Au moins 12 personnes ont été lynchées au cours des derniers jours dans le sud-ouest d'Haïti en lien avec l'épidémie de choléra, tandis que plusieurs centaines de personnes défilaient dans la capitale Port-au-Prince pour réclamer l'annulation des élections de dimanche.

«Une douzaine de personnes accusées d'avoir importé le choléra dans la région jusque-là épargnée ont été tuées à coups de machette, de pierres et les corps ont été brûlés dans la rue», a indiqué un inspecteur de la police locale haïtienne contacté par téléphone par l'AFP.

«Le premier cas de lynchage remonte à la semaine dernière et depuis nous avons des cas tous les jours et aussi des tentatives qui échouent», a précisé Kesner Numa, procureur de Jérémie, chef-lieu du département de Grand'Anse.

«Ces personnes sont accusées de sorcellerie liée au choléra. Selon la foule, elles auraient semé une substance qui propage la maladie dans la région», a expliqué M. Numa, chargé de l'enquête.

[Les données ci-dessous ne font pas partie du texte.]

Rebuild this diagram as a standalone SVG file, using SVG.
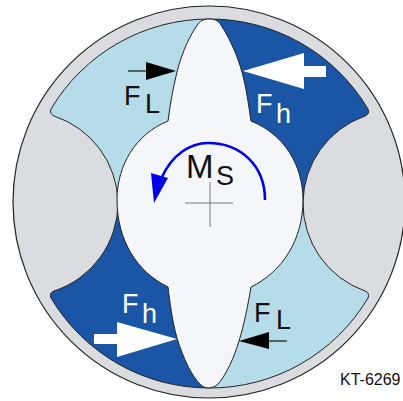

«Il est difficile d'enquêter car la population refuse toute collaboration avec la justice parce qu'elle croit vraiment que les sorciers sont en train de tuer en profitant de l'épidémie de choléra», a-t-il ajouté.

Au moins trois personnes seraient mortes dans ces conditions à Jérémie et plusieurs autres dans des villages et localités environnantes, selon des journalistes locaux. Six personnes auraient été lynchées à Chambellan et cinq autres à Marfranc et Dame-Marie.

Selon les autorités sanitaires haïtiennes, la région de Grand'Anse, située à quelque 300 km de Port-au-Prince, est la moins touchée par l'épidémie qui a fait depuis la mi-octobre 1 817 morts dans le pays.

Les dernières statistiques publiées sur le site du ministère de la Santé, montrent que 6 décès (BIEN 6) ont été dénombrés récemment dans ce département pour une soixantaine de personnes malades.

Depuis le début de l'épidémie de choléra dans le pays, le plus pauvre des Amériques, dévasté en janvier dernier par un séisme qui a fait 250.000 morts, plus de 80 000 personnes ont été reçues dans les hôpitaux et les centres de traitement du choléra.

À Port-au-Prince, entre 2000 et 3000 personnes défilaient pacifiquement à l'appel des candidats à la présidentielle demandant l'annulation du scrutin.

Parmi les manifestants, encadrés par la police, se trouvaient certains des 18 candidats en lice pour la présidentielle qui se sont dits dès dimanche victimes de fraudes au profit du candidat du parti au pouvoir Jude Célestin, comme Charles-Henri Baker ou Jean-Henry Céant.

Dimanche, les Haïtiens ont été appelés à élire leurs députés et sénateurs ainsi qu'à désigner un successeur au président René Préval.

«Arrêtez Préval» ou «Annulez les élections», scandaient les manifestants qui comptaient se rendre devant un bureau du Conseil électoral provisoire (CEP), dont ils réclament le renvoi.

«On ne peut pas exiger de destituer une autorité légitimement élue sous prétexte d'elections qui n'ont pas abouti. Ce serait un coup d'État», a assuré l'ambassadeur de France en Haïti, Didier Le Bret, sur Radio Métropole.

Certains des candidats qui avaient réclamé l'annulation du scrutin, marqué par des incidents, se sont toutefois par la suite ralliés au processus électoral et notamment deux favoris des sondages, qui ont laissé entendre en début de semaine qu'ils allaient remporter le scrutin, Mirlande Manigat et la star de la chanson Michel Martelly.

Les résultats préliminaires des élections seront proclamés le 7 décembre.